“When it comes to learning the Japanese language, there are many related notions that involve body language. This is perhaps the most challenging aspect of learning the Japanese language” said Mr. Rajkumar Sambandham, Managing Director and Chairman, NAVIS HR, while emphasising on the importance of learning Japanese as part of the Technical Intern Training Program (TITP).
To learn more about the TITP program, initiatives from NAVIS HR, the challenges of a Sending Organisation (SO), Japanese language training, in-demand job opportunities in various industries in Japan, and more, we conversed with Mr. Rajkumar Sambandham, Managing Director and Chairman, NAVIS HR, Bengaluru.
Here are the excerpts from our conversation; you can watch the full video interview on our YouTube channel.
Technical Intern Training Program (TITP)
TITP stands for Technical Intern Training Program, a program where individuals are sent to Japan and get employed. The Sending Organisation (SO) is one of the many stakeholders. Sending Organisations (SO) are selected by the government of Japan and the National Skill Development Corporation (NSDC) under the Ministry of Skill Development and Entrepreneurship (MSDE). Currently, there are over 30 Sending Organisations in India striving to assist by sending people to Japan.

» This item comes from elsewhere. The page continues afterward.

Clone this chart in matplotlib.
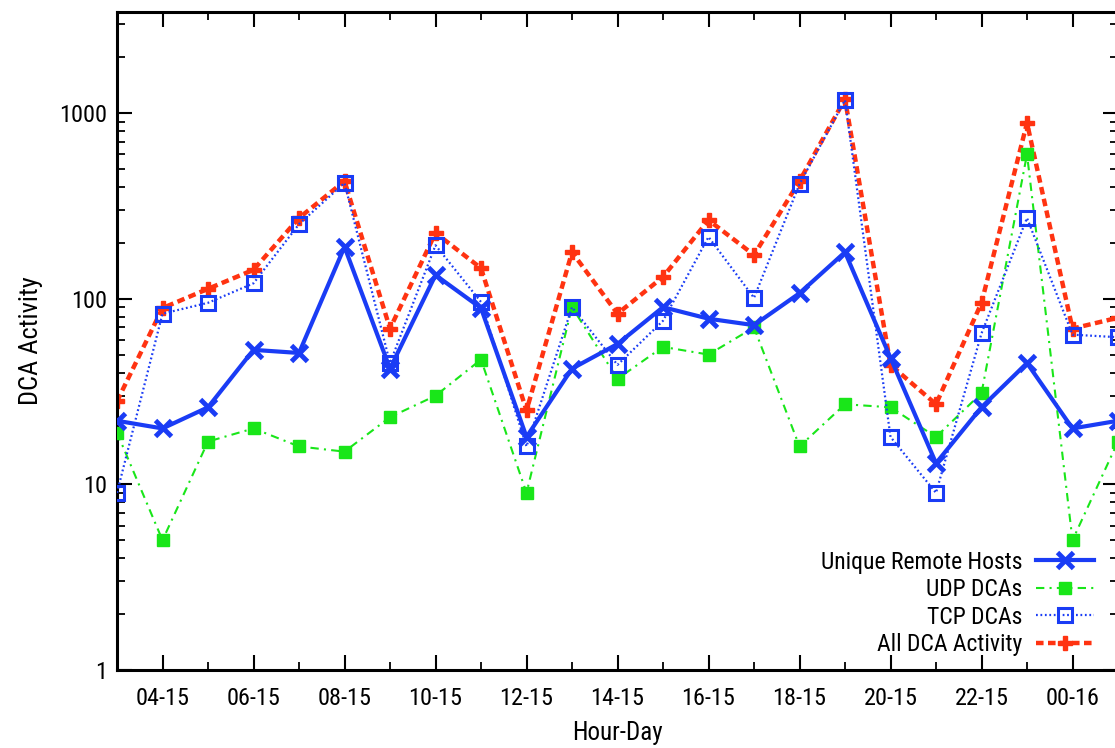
import matplotlib
matplotlib.use("Agg")
import matplotlib.pyplot as plt
from matplotlib import font_manager
from matplotlib.ticker import FixedLocator, LogLocator, NullFormatter, FixedFormatter

available = {f.name for f in font_manager.fontManager.ttflist}
narrow = None
for cand in ['Liberation Sans Narrow', 'Roboto Condensed', 'Open Sans Condensed']:
    if cand in available:
        narrow = cand
        break
if narrow is not None:
    plt.rcParams['font.family'] = [narrow, 'Liberation Sans', 'DejaVu Sans']
    FS = 17.5
    LFS = 17
else:
    plt.rcParams['font.family'] = ['Liberation Sans', 'DejaVu Sans']
    FS = 16
    LFS = 16

hours = ["03-15", "04-15", "05-15", "06-15", "07-15", "08-15", "09-15", "10-15",
         "11-15", "12-15", "13-15", "14-15", "15-15", "16-15", "17-15", "18-15",
         "19-15", "20-15", "21-15", "22-15", "23-15", "00-16", "01-16"]

unique_hosts = [22, 20, 26, 53, 51, 190, 42, 134, 89, 18, 42, 57, 90, 78, 72, 107,
                178, 48, 13, 26, 45, 20, 22]
udp_dcas = [19, 5, 17, 20, 16, 15, 23, 30, 47, 9, 90, 37, 55, 50, 70, 16,
            27, 26, 18, 31, 600, 5, 17]
tcp_dcas = [9, 83, 95, 121, 252, 420, 45, 194, 96, 16, 90, 44, 76, 215, 101, 414,
            1175, 18, 9, 65, 272, 64, 62]
all_dca = [28, 89, 113, 143, 272, 430, 69, 226, 146, 25, 178, 83, 131, 265, 172, 430,
           1190, 44, 27, 95, 884, 69, 79]

x = list(range(len(hours)))

W, H = 1115, 748
fig = plt.figure(figsize=(W / 100, H / 100), dpi=100)
ax = fig.add_axes([117 / W, (H - 670) / H, 1001 / W, 658 / H])

blue = '#1a3cf5'
green = '#19e619'
red = '#ff3311'

ax.plot(x, unique_hosts, color=blue, lw=3.0, marker='x', ms=11, mew=3.5,
        label='Unique Remote Hosts', zorder=4)
ax.plot(x, udp_dcas, color=green, lw=1.5, ls=(0, (4, 2.5, 1, 2.5)), marker='s', ms=9,
        mfc=green, mec=green, label='UDP DCAs', zorder=3)
ax.plot(x, tcp_dcas, color=blue, lw=1.6, ls=(0, (0.8, 1.2)), marker='s', ms=10,
        mfc='none', mec=blue, mew=2.2, label='TCP DCAs', zorder=3)
ax.plot(x, all_dca, color=red, lw=3.2, ls=(0, (1.7, 1.0)), marker='P', ms=10,
        mfc=red, mec=red, mew=1, label='All DCA Activity', zorder=2)

ax.set_yscale('log')
ax.set_ylim(1, 3500)
ax.set_xlim(0, 22)

major_idx = x[1::2]
ax.xaxis.set_major_locator(FixedLocator(major_idx))
ax.xaxis.set_major_formatter(FixedFormatter([hours[i] for i in major_idx]))
ax.xaxis.set_minor_locator(FixedLocator(x[0::2]))

ax.yaxis.set_major_locator(FixedLocator([1, 10, 100, 1000]))
ax.yaxis.set_major_formatter(FixedFormatter(['1', '10', '100', '1000']))
ax.yaxis.set_minor_locator(LogLocator(base=10, subs=range(2, 10)))
ax.yaxis.set_minor_formatter(NullFormatter())

ax.tick_params(which='major', direction='in', length=11, width=1.5, top=True, right=True,
               labelsize=FS, pad=12)
ax.tick_params(which='minor', direction='in', length=6, width=1.3, top=True, right=True)
ax.tick_params(axis='y', which='major', pad=7)
for s in ax.spines.values():
    s.set_linewidth(2.2)

ax.set_xlabel('Hour-Day', fontsize=FS + 0.5, labelpad=8)
ax.set_ylabel('DCA Activity', fontsize=FS + 1.5, labelpad=12)

leg = ax.legend(loc='lower right', bbox_to_anchor=(0.988, 0.003), frameon=False,
                markerfirst=False, fontsize=LFS, handlelength=2.45, labelspacing=0.19,
                handletextpad=0.6, borderpad=0.0)

fig.savefig('out.png', dpi=100)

The role of three main organisations under TITP:
- Sending Organisation (SO): The Sending Organisation (SO) mobilises the candidates, trains them, and sends them to Japan.

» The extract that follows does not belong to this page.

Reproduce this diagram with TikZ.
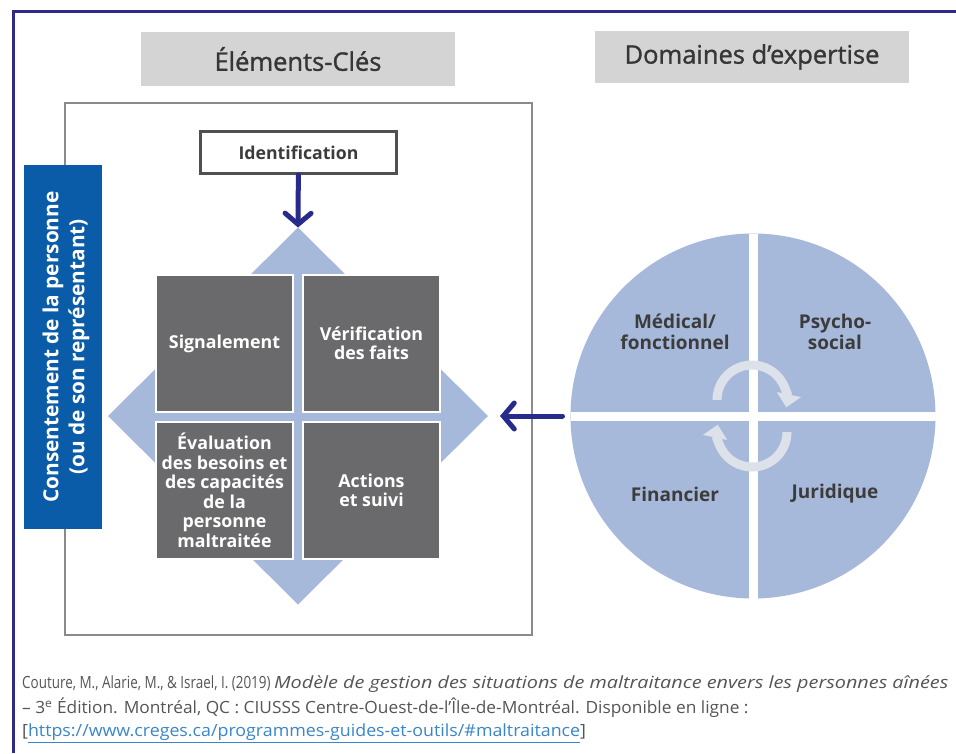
\documentclass[tikz,border=0pt]{standalone}
\usepackage{fontspec}
\setmainfont{Open Sans}
\newfontfamily\titelschrift[FakeBold=1.2]{Open Sans}
\newfontfamily\quellschmal[FakeStretch=0.8]{Open Sans}
\newfontfamily\quellmittel[FakeStretch=1.03]{Open Sans}
\newfontfamily\quellbreit[FakeStretch=1.18]{Open Sans}
\newfontfamily\quelllink[FakeStretch=1.06]{Open Sans}
\usepackage{tikz}
\usetikzlibrary{arrows.meta,shapes.geometric,positioning}

\definecolor{rahmen}{HTML}{2E2A88}
\definecolor{pfeilblau}{HTML}{262B8C}
\definecolor{hellblau}{HTML}{A7B9DA}
\definecolor{feldgrau}{HTML}{6A6A6C}
\definecolor{titelgrau}{HTML}{D4D4D4}
\definecolor{rahmengrau}{HTML}{8A8A8A}
\definecolor{konsensblau}{HTML}{0B5CA8}
\definecolor{textgrau}{HTML}{3C3C3C}
\definecolor{quellgrau}{HTML}{555555}
\definecolor{linkblau}{HTML}{3A86C8}
\definecolor{kreislicht}{HTML}{DCE1EA}

\tikzset{
	titel/.style={fill=titelgrau, minimum width=314pt, minimum height=54pt, text=textgrau!90!black, font=\titelschrift\fontsize{25.5}{30}\selectfont},
	feld/.style={fill=feldgrau, draw=white, line width=1.5pt, minimum size=137pt, inner sep=0pt, outer sep=0pt, align=center, text=white, font=\bfseries\fontsize{17.8}{19.5}\selectfont},
	bereich/.style={align=center, text=textgrau, font=\bfseries\fontsize{19}{20.5}\selectfont},
	pfeil/.style={draw=pfeilblau, line width=5pt, line cap=round, -{Straight Barb[length=11pt,width=26pt,line cap=round]}},
	kreislauf/.style={draw=kreislicht, line width=9pt, -{Triangle[length=13pt,width=24pt]}},
	quelle/.style={anchor=west, inner sep=0pt, text=quellgrau, font=\quellschmal\fontsize{16.8}{20}\selectfont}
}

\begin{document}
\begin{tikzpicture}[x=1pt,y=-1pt]
		\useasboundingbox[fill=white] (0,0) rectangle (956,753);
		%Rahmen oben und links
		\draw[rahmen, line width=3pt] (13,753) -- (13,11) -- (956,11);
		
		%Überschriften
		\node[titel] (elemente) at (298,59) {Éléments-Clés};
		\node[titel, minimum height=52pt] (domaines) at (752,57) {Domaines d’expertise};
		
		\draw[rahmengrau, line width=2pt] (65,103) rectangle (532,635);
		\node[fill=konsensblau, minimum width=78pt, minimum height=364pt] (konsens) at (63,347) {};
		\node[rotate=90, align=center, text=white, font=\bfseries\fontsize{20.8}{26}\selectfont] (konsenstext) at (66,347) {Consentement de la personne\\(ou de son représentant)};
		
		%Raute mit den vier Feldern
		\node[diamond, fill=hellblau, inner sep=0pt, outer sep=0pt, minimum width=380pt, minimum height=377pt] (raute) at (298,416) {};
		\node[feld] (signal) at (224.5,343.5) {Signalement};
		\node[feld, right=10pt of signal] (verif) {Vérification\\des faits};
		\node[feld, below=10pt of signal] (eval) {Évaluation\\des besoins et\\des capacités\\de la\\personne\\maltraitée};
		\node[feld, below=10pt of verif] (suivi) {Actions\\et suivi};
		
		\node[draw=textgrau!90, line width=3pt, fill=white, minimum width=196pt, minimum height=42pt, text=textgrau, font=\bfseries\fontsize{17.7}{20}\selectfont] (ident) at (298.5,152.5) {Identification};
		\draw[pfeil] (ident) -- (raute.north);
		
		%Kreis der Fachbereiche
		\node[circle, fill=hellblau, inner sep=0pt, outer sep=0pt, minimum size=365pt] (kreis) at (753,416) {};
		\draw[white, line width=9pt] (kreis.north) -- (kreis.south);
		\draw[white, line width=9pt] (kreis.west) -- (kreis.east);
		\node[bereich] (medical) at (675,332) {Médical/\\fonctionnel};
		\node[bereich] (psycho) at (835,332) {Psycho-\\social};
		\node[bereich] (finance) at (675,494) {Financier};
		\node[bereich] (juridique) at (835,494) {Juridique};
		\draw[kreislauf] (717,400) arc[start angle=180, end angle=372, radius=35];
		\draw[kreislauf] (787,432) arc[start angle=0, end angle=192, radius=35];
		\draw[pfeil, shorten <=8pt, shorten >=12pt] (kreis.west) -- (raute.east);
		
		%Quellenangabe
		\node[quelle] (zeile1) at (22,684) {Couture, M., Alarie, M., \& Israel, I. (2019) {\quellbreit\itshape Modèle de gestion des situations de maltraitance envers les personnes aînées}};
		\node[quelle, font=\quellmittel\fontsize{16.8}{20}\selectfont] (zeile2) at (22,708) {– 3\textsuperscript{e} Édition. Montréal, QC : CIUSSS Centre-Ouest-de-l’Île-de-Montréal. Disponible en ligne :};
		\node[quelle, font=\quelllink\fontsize{16.8}{20}\selectfont] (zeile3) at (22,733) {[\textcolor{linkblau}{\underline{https://www.creges.ca/programmes-guides-et-outils/\#maltraitance}}]};
		
\end{tikzpicture}
\end{document}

- Supervising Organisation (SVO): The Supervising Organisation (SVO) interacts with the Receiving Organisation (RO). As most Sending Organisations (SO) lack the direct capability of obtaining a Receiving Organisation (RO), they rely on the Supervising Organisation (SVO).
- Receiving Organisation (RO): The Receiving Organisation (RO) are the companies that employ people on an intern visa in Japan.

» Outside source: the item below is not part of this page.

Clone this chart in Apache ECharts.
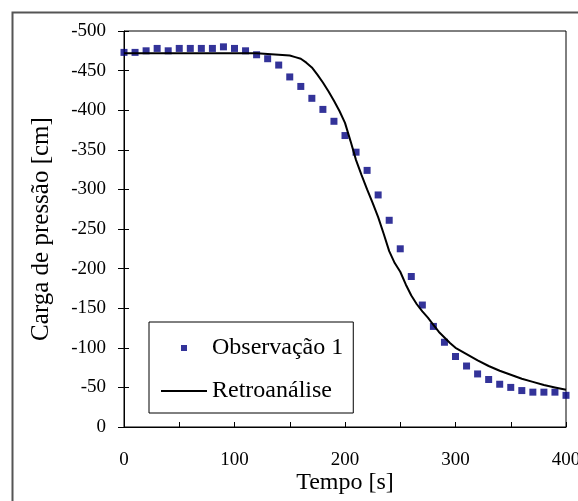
<!DOCTYPE html>
<html><head><meta charset="utf-8">
<script src="https://cdn.jsdelivr.net/npm/echarts@6/dist/echarts.min.js"></script>
<style>html,body{margin:0;padding:0;background:#fff}#c{width:578px;height:501px}</style>
</head><body><div id="c"></div>
<script>
// Observação 1 (scatter)
const obsTime = [0,10,20,30,40,50,60,70,80,90,100,110,120,130,140,150,160,170,180,190,200,210,220,230,240,250,260,270,280,290,300,310,320,330,340,350,360,370,380,390,400];
const obsValue = [-473,-473,-475,-478,-475,-478,-478,-478,-478,-480,-478,-475,-470,-465,-457,-442,-430,-415,-401,-386,-368,-347,-324,-293,-261,-225,-190,-154,-127,-107,-89,-77,-67,-60,-54,-50,-46,-44,-44,-44,-40];
// Retroanálise (line)
const simTime = [0,50,100,120,130,140,150,155,160,165,170,175,180,185,190,195,200,205,210,215,220,225,230,235,240,245,250,255,260,265,270,275,280,285,290,295,300,310,320,330,340,350,360,370,380,390,400];
const simValue = [-472,-472,-472,-472,-471,-470,-469,-467,-465,-460,-454,-445,-435,-424,-412,-399,-384,-361,-337,-318,-300,-283,-265,-244,-222,-207,-196,-180,-166,-155,-146,-138,-129,-120,-113,-106,-100,-92,-84,-77,-71,-66,-61,-57,-53,-50,-47];
const xTicks = [0,100,200,300,400];

const font = 'Liberation Serif, Times New Roman, serif';
const chart = echarts.init(document.getElementById('c'), null, {renderer:'canvas'});
chart.setOption({
  animation:false,
  backgroundColor:'#fff',
  graphic:[{type:'rect', left:10, top:10, shape:{width:600, height:600}, style:{fill:'none', stroke:'#555', lineWidth:2}, silent:true}],
  grid:{left:124, right:12, top:31, bottom:74, outerBoundsMode:'none', containLabel:false,
    show:true, borderColor:'#000', borderWidth:1},
  xAxis:{type:'value', min:0, max:400, interval:50,
    name:'Tempo [s]', nameLocation:'middle', nameGap:44, nameMoveOverlap:false,
    nameTextStyle:{fontFamily:font, fontSize:24, color:'#000', verticalAlign:'top'},
    axisLine:{lineStyle:{color:'#000', width:1}},
    axisTick:{inside:true, length:5, lineStyle:{color:'#000'}},
    splitLine:{show:false},
    axisLabel:{fontFamily:font, fontSize:19, color:'#000', margin:24,
      formatter:v=> xTicks.indexOf(v)>=0 ? String(v) : ''}},
  yAxis:[{type:'value', min:-500, max:0, interval:50, inverse:true,
    name:'Carga de pressão [cm]', nameLocation:'middle', nameGap:70,
    nameTextStyle:{fontFamily:font, fontSize:25, color:'#000'},
    axisLine:{show:true, lineStyle:{color:'#000'}},
    axisTick:{inside:false, length:6, lineStyle:{color:'#000'}},
    splitLine:{show:false},
    axisLabel:{fontFamily:font, fontSize:19, color:'#000', margin:18}},
   {type:'value', min:-500, max:0, interval:50, inverse:true, position:'left',
    axisLine:{show:false}, axisTick:{inside:true, length:5, lineStyle:{color:'#000'}},
    axisLabel:{show:false}, splitLine:{show:false}}],
  legend:{orient:'vertical', left:149, top:322,
    backgroundColor:'#fff', borderColor:'#000', borderWidth:1,
    padding:[14,10,10,12], itemGap:19, itemWidth:46, itemHeight:14, itemStyle:{borderWidth:0},
    textStyle:{fontFamily:font, fontSize:24, color:'#000'},
    data:[{name:'Observação 1', icon:'path://M0,0L0,0M20,4L26,4L26,10L20,10ZM46,14L46,14'},
          {name:'Retroanálise', icon:'path://M0,0L0,0M0,6L46,6L46,8L0,8ZM46,14L46,14'}]},
  series:[
    {name:'Observação 1', type:'scatter', symbol:'rect', symbolSize:7,
     itemStyle:{color:'#000080'},
     data:obsTime.map((t,i)=>[t,obsValue[i]])},
    {name:'Retroanálise', type:'line', showSymbol:false, symbol:'none',
     lineStyle:{color:'#000', width:2}, itemStyle:{color:'#000'},
     data:simTime.map((t,i)=>[t,simValue[i]])}
  ]
});
</script></body></html>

Japanese Language Training
While elaborating on why NAVIS HR hires Japanese trainers, Mr. Rajkumar Sambandham said, “When the organisation was founded 20 years ago, we understood that if we were to conduct training, it should be done with the help of natives. All of our trainers at NAVIS HR are Japanese, who are recruited, trained and brought to India from Japan.
We sought to conduct Japanese language training using the technique of teaching in the Japanese language by Japanese people. This is to ensure that the candidate puts all of their efforts into communicating in the same language from the beginning of the training program until they graduate.”
Demand for caretakers in Japan
Mr. Rajkumar Sambandham stated, “Japan has a large elderly population. Japan’s average elderly population is 48.8 per cent, compared to ours at 28.7 per cent. Japan has a very high demand for caretakers due to its elderly population. This is one industry that a lot of people are keen on.”
“Also, Japan is foreseeing two problems: the 2025 problem and the 2035 problem. In the year 2025, most Japanese will be over 65 years old, and that will be the peak when more than 50 per cent of the population is over this age. In the year 2035, they will be 75 years old, and out of three people, one will be older than 65 years old. That is the reason there is more demand for the role of a Caretaker,” he added.
Few in-demand industry sectors in Japan
- Construction Industry
- Food and Beverage Industry
- Machinery Industry
- Agriculture Industry
In the coming years, there will be a need for workers in industries such as,
- Healthcare industry
- Food Service Industry
- Hotel Industry
Partnership opportunities with NAVIS HR
Mr. Rajkumar Sambandham said, “Finding the Supervising Organisation (SVO) turned out to be the biggest challenge when we first began as Sending Organizations (SOs). I am aware that this can be difficult for the majority of Sending Organizations (SOs) in India. Because many Supervising Organisations (SVO) cannot supervise Indian resources once they arrive in Japan, this is why we are unable to significantly raise the number.
However, a few Supervising Organisations (SVOs) have recently been looking into how they can get involved. A Supervising Organisation (SVO) must closely adhere to several requirements before supporting any Sending Organisation (SO) from another country.
To increase the capability of supporting Sending Organizations (SOs), we developed a Supervising Organisation (SVO) with the help of many stakeholders and individuals who were interested in India. Therefore, as a Supervising Organisation (SVO), we will be glad to collaborate with different Sending Organisations (SO).
Also read: Opportunities for Indian Youth under Indo-Japan Technical Intern Training Program (TITP) https://www.nationalskillsnetwork.in/opportunities-for-indian-youth-under-indo-japan-technical-intern-training-program-titp/
The Supervising Organisation (SVO) that we established is known as the 81 Society. We simplified it because many Sending Organizations (SOs) nowadays find it challenging to identify a Supervising Organisation (SVO). Japan’s country code is 81, making it relatively simple for people to remember.”